The following activities can place a person at high-risk for HIV infection:
- engaging in unprotected sexual intercourse (anal or vaginal);
- sharing sex toys;
- sharing needles or equipment for injecting drugs or steroids; and
- mother-to-child transmission during pregnancy, delivery, and breast-feeding.
HIV cannot be transmitted in the following ways:
- shaking hands, hugging;
- coughing, sneezing;
- giving blood;
- using swimming pools, toilet seats;
- sharing eating utensils, water fountains;
- mosquito and other insect bites;
- animal bites.
The following activities pose a low risk for contracting the HIV infection, but they still carry a risk. They pose a high risk when one of the partners has a pre-existing infection that resulted from a previous sexual experience or contact with infected blood.
- Unprotected oral sex poses a lower risk for HIV transmission, but a higher risk for causing other sexually transmitted infections, such as chlamydia, gonorrhea, herpes, genital warts (HPV), and syphilis.
- Kissing, in almost all circumstances, has no risk of HIV transmission.
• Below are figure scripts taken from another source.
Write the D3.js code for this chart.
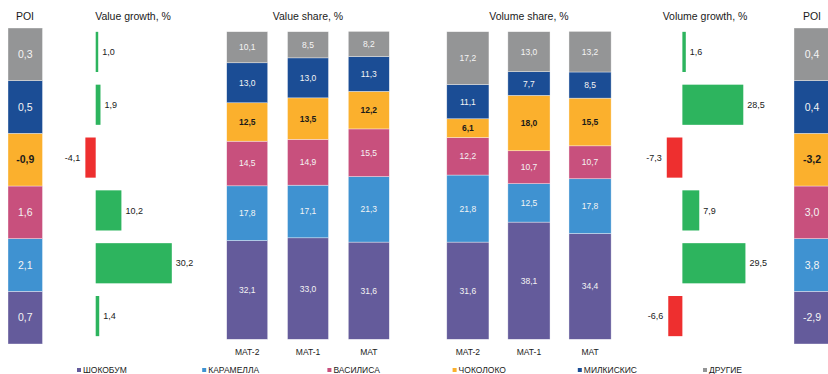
<!DOCTYPE html>
<html>
<head>
<meta charset="utf-8">
<script src="https://cdn.jsdelivr.net/npm/d3@7"></script>
<style>
  html, body { margin: 0; padding: 0; background: #ffffff; }
  svg { display: block; font-family: "Liberation Sans", Arial, sans-serif; }
</style>
</head>
<body>
<svg id="chart" width="828" height="374"></svg>
<script>
// Brands, bottom of each stack first
const brands = ["ШОКОБУМ", "КАРАМЕЛЛА", "ВАСИЛИСА", "ЧОКОЛОКО", "МИЛКИСКИС", "ДРУГИЕ"];
const brandColors = ["#645b9b", "#3f92d1", "#c8507d", "#fbb02d", "#1b4d95", "#949596"];
const periods = ["MAT-2", "MAT-1", "MAT"];

// Value share, % (per period, same order as brands)
const valueShareMat2 = [32.1, 17.8, 14.5, 12.5, 13.0, 10.1];
const valueShareMat1 = [33.0, 17.1, 14.9, 13.5, 13.0, 8.5];
const valueShareMat  = [31.6, 21.3, 15.5, 12.2, 11.3, 8.2];

// Volume share, %
const volumeShareMat2 = [31.6, 21.8, 12.2, 6.1, 11.1, 17.2];
const volumeShareMat1 = [38.1, 12.5, 10.7, 18.0, 7.7, 13.0];
const volumeShareMat  = [34.4, 17.8, 10.7, 15.5, 8.5, 13.2];

// Growth, %
const valueGrowth  = [1.4, 30.2, 10.2, -4.1, 1.9, 1.0];
const volumeGrowth = [-6.6, 29.5, 7.9, -7.3, 28.5, 1.6];

// POI
const poiValue  = [0.7, 2.1, 1.6, -0.9, 0.5, 0.3];
const poiVolume = [-2.9, 3.8, 3.0, -3.2, 0.4, 0.4];

const svg = d3.select("#chart");
const fmt = v => d3.format(".1f")(v).replace(".", ",").replace("−", "-");
const color = d3.scaleOrdinal().domain(brands).range(brandColors);
const isDarkText = b => b === "ЧОКОЛОКО";
const textDark = "#1a1a1a";

// Rows: top row is the last brand
const rowOrder = brands.slice().reverse();
const yRow = d3.scaleBand().domain(rowOrder).range([28, 344]);
const yBar = d3.scaleBand().domain(rowOrder).range([25.5, 342.5])
  .paddingInner(0.24).paddingOuter(0.12);

function title(x, text) {
  svg.append("text").attr("x", x).attr("y", 20)
    .attr("text-anchor", "middle").attr("font-size", 10.5)
    .attr("fill", textDark).text(text);
}

// POI column
function poiColumn(x0, width, values, titleX) {
  title(titleX, "POI");
  const g = svg.append("g");
  const rows = brands.map((b, i) => ({ b, v: values[i] }));
  g.selectAll("rect").data(rows).join("rect")
    .attr("x", x0).attr("width", width)
    .attr("y", d => yRow(d.b)).attr("height", yRow.bandwidth())
    .attr("fill", d => color(d.b))
    .attr("stroke", "#ffffff").attr("stroke-width", 0.6).attr("stroke-opacity", 0.6);
  g.selectAll("text").data(rows).join("text")
    .attr("x", x0 + width / 2)
    .attr("y", d => yRow(d.b) + yRow.bandwidth() / 2)
    .attr("dy", "0.35em").attr("text-anchor", "middle")
    .attr("font-size", 10.5)
    .attr("font-weight", d => isDarkText(d.b) ? "bold" : "normal")
    .attr("fill", d => isDarkText(d.b) ? textDark : "#f4f4f4")
    .text(d => fmt(d.v));
}

// Diverging growth bars
function growthChart(x, values, titleX, titleText) {
  title(titleX, titleText);
  const g = svg.append("g");
  const rows = brands.map((b, i) => ({ b, v: values[i] }));
  g.selectAll("rect").data(rows).join("rect")
    .attr("x", d => Math.min(x(0), x(d.v)))
    .attr("width", d => Math.abs(x(d.v) - x(0)))
    .attr("y", d => yBar(d.b)).attr("height", yBar.bandwidth())
    .attr("fill", d => d.v >= 0 ? "#2db45e" : "#ee2f2f");
  g.selectAll("text").data(rows).join("text")
    .attr("x", d => d.v >= 0 ? x(d.v) + 4 : x(d.v) - 5)
    .attr("y", d => yBar(d.b) + yBar.bandwidth() / 2)
    .attr("dy", "0.35em")
    .attr("text-anchor", d => d.v >= 0 ? "start" : "end")
    .attr("font-size", 9).attr("fill", textDark)
    .text(d => fmt(d.v));
}

// 100% stacked share columns
const yShare = d3.scaleLinear().domain([0, 100]).range([339.3, 31.7]);
function shareChart(x, series, titleText) {
  title(x("MAT-1") + x.bandwidth() / 2, titleText);
  const table = periods.map((p, i) => {
    const row = { period: p };
    brands.forEach((b, j) => { row[b] = series[i][j]; });
    return row;
  });
  const stacked = d3.stack().keys(brands)(table);
  const g = svg.append("g");
  const layer = g.selectAll("g.layer").data(stacked).join("g").attr("class", "layer");
  layer.selectAll("rect").data(s => s.map(d => ({ b: s.key, d }))).join("rect")
    .attr("x", e => x(e.d.data.period)).attr("width", x.bandwidth())
    .attr("y", e => yShare(e.d[1]))
    .attr("height", e => yShare(e.d[0]) - yShare(e.d[1]))
    .attr("fill", e => color(e.b))
    .attr("stroke", "#ffffff").attr("stroke-width", 0.6).attr("stroke-opacity", 0.6);
  layer.selectAll("text").data(s => s.map(d => ({ b: s.key, d }))).join("text")
    .attr("x", e => x(e.d.data.period) + x.bandwidth() / 2)
    .attr("y", e => (yShare(e.d[0]) + yShare(e.d[1])) / 2)
    .attr("dy", "0.35em").attr("text-anchor", "middle")
    .attr("font-size", 8.5)
    .attr("font-weight", e => isDarkText(e.b) ? "bold" : "normal")
    .attr("fill", e => isDarkText(e.b) ? textDark : "#f4f4f4")
    .text(e => fmt(e.d.data[e.b]));
  const axis = d3.axisBottom(x).tickSize(0).tickPadding(0);
  const ax = svg.append("g").attr("transform", "translate(0,349)").call(axis);
  ax.select(".domain").remove();
  ax.selectAll("text").attr("font-size", 8.5).attr("fill", textDark)
    .attr("font-family", "Liberation Sans, Arial, sans-serif").attr("dy", "0.71em");
}

poiColumn(8, 34.5, poiValue, 25);
growthChart(d3.scaleLinear().domain([-5, 35]).range([83.1, 183.9]), valueGrowth, 133, "Value growth, %");

const xValue = d3.scaleBand().domain(periods).range([216.8, 399.2]).paddingInner(0.326).paddingOuter(0.163);
shareChart(xValue, [valueShareMat2, valueShareMat1, valueShareMat], "Value share, %");

const xVolume = d3.scaleBand().domain(periods).range([437.3, 620.6]).paddingInner(0.31).paddingOuter(0.155);
shareChart(xVolume, [volumeShareMat2, volumeShareMat1, volumeShareMat], "Volume share, %");

growthChart(d3.scaleLinear().domain([-10, 30]).range([661, 746.5]), volumeGrowth, 705, "Volume growth, %");
poiColumn(794, 36, poiVolume, 812);

// Legend
const xLegend = d3.scalePoint().domain(brands).range([77, 703]);
const legend = svg.append("g").selectAll("g").data(brands).join("g")
  .attr("transform", b => `translate(${xLegend(b)},370)`);
legend.append("rect").attr("x", 0).attr("y", -2).attr("width", 4).attr("height", 4)
  .attr("fill", b => color(b));
legend.append("text").attr("x", 6).attr("dy", "0.35em")
  .attr("font-size", 8.5).attr("fill", textDark).text(b => b);
</script>
</body>
</html>
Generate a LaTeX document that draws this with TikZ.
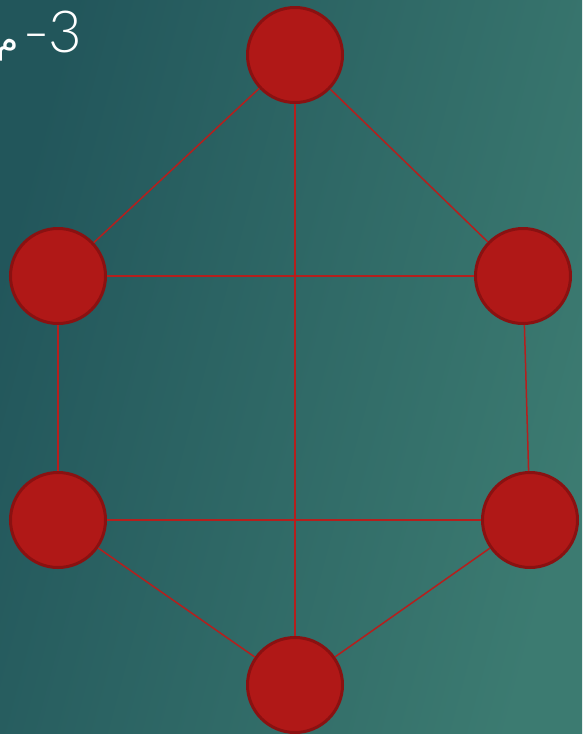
\documentclass[tikz,border=0pt]{standalone}
\usepackage{fontspec}
\setmainfont{Lato}[UprightFont=* Light]
\newfontfamily\arabicfont[Script=Arabic]{DejaVu Sans}
\definecolor{bgdark}{HTML}{22565B}
\definecolor{bglight}{HTML}{3C7B71}
\definecolor{vfill}{HTML}{B01817}
\definecolor{vline}{HTML}{8A1111}
\definecolor{eline}{HTML}{B51F1D}
\tikzset{
  vertex/.style={circle,fill=vfill,draw=vline,line width=3pt,minimum size=95pt,inner sep=0pt},
  edge/.style={eline,line width=1.5pt}
}
\begin{document}
\begin{tikzpicture}[x=1pt,y=-1pt]
      \clip (0,0) rectangle (582,734);
      \shade[left color=bgdark,right color=bglight,shading angle=75] (0,0) rectangle (582,734);
      \node[vertex] (T) at (295,55) {};
      \node[vertex] (L1) at (58,276) {};
      \node[vertex] (R1) at (523,276) {};
      \node[vertex] (L2) at (58,520) {};
      \node[vertex] (R2) at (530,520) {};
      \node[vertex] (B) at (295,685) {};
      \draw[edge] (T) -- (L1);
      \draw[edge] (T) -- (R1);
      \draw[edge] (T) -- (B);
      \draw[edge] (L1) -- (R1);
      \draw[edge] (L1) -- (L2);
      \draw[edge] (R1) -- (R2);
      \draw[edge] (L2) -- (R2);
      \draw[edge] (L2) -- (B);
      \draw[edge] (R2) -- (B);
      \node[white,anchor=base east,inner sep=0pt,font=\fontsize{58}{58}\selectfont] (title) at (82,52) {{\arabicfont\fontsize{36}{36}\selectfont م}\hspace{3pt}\scalebox{1.3}[1]{-}\hspace{-2pt}3};
\end{tikzpicture}
\end{document}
However, kissing with the exchange of blood (when there are bleeding cuts, open sores, or ulcers present in the mouth) can still carry a low risk for HIV transmission.
- Reusing or sharing needles for tattooing, skin piercing, electrolysis, or acupuncture carry a low risk for HIV transmission and a high risk for the transmission of other blood-borne infections, such as INK hepatitis B and hepatitis C.
- Exposure to blood and bodily fluids in an occupational setting (for example, in an emergency response or a medical environment) carries a low risk if infection-control precautions are followed. However, the transmission risk is higher in an occupational setting if precautions are not followed, or if the skin is punctured while being exposed to bodily fluids.
Even without treatment, it can take many years for a person infected with HIV to develop noticeable symptoms. That is why people can be unaware that they are infected with HIV. The Agency estimates that, at the end of 2008, 26% of the people in Canada who were living with HIV did not know they were infected. If people have HIV and do not know it, they may unknowingly infect others by not taking proper precautions during sex, or while injecting drugs or steroids. The only way to confirm if you are infected is through a blood test.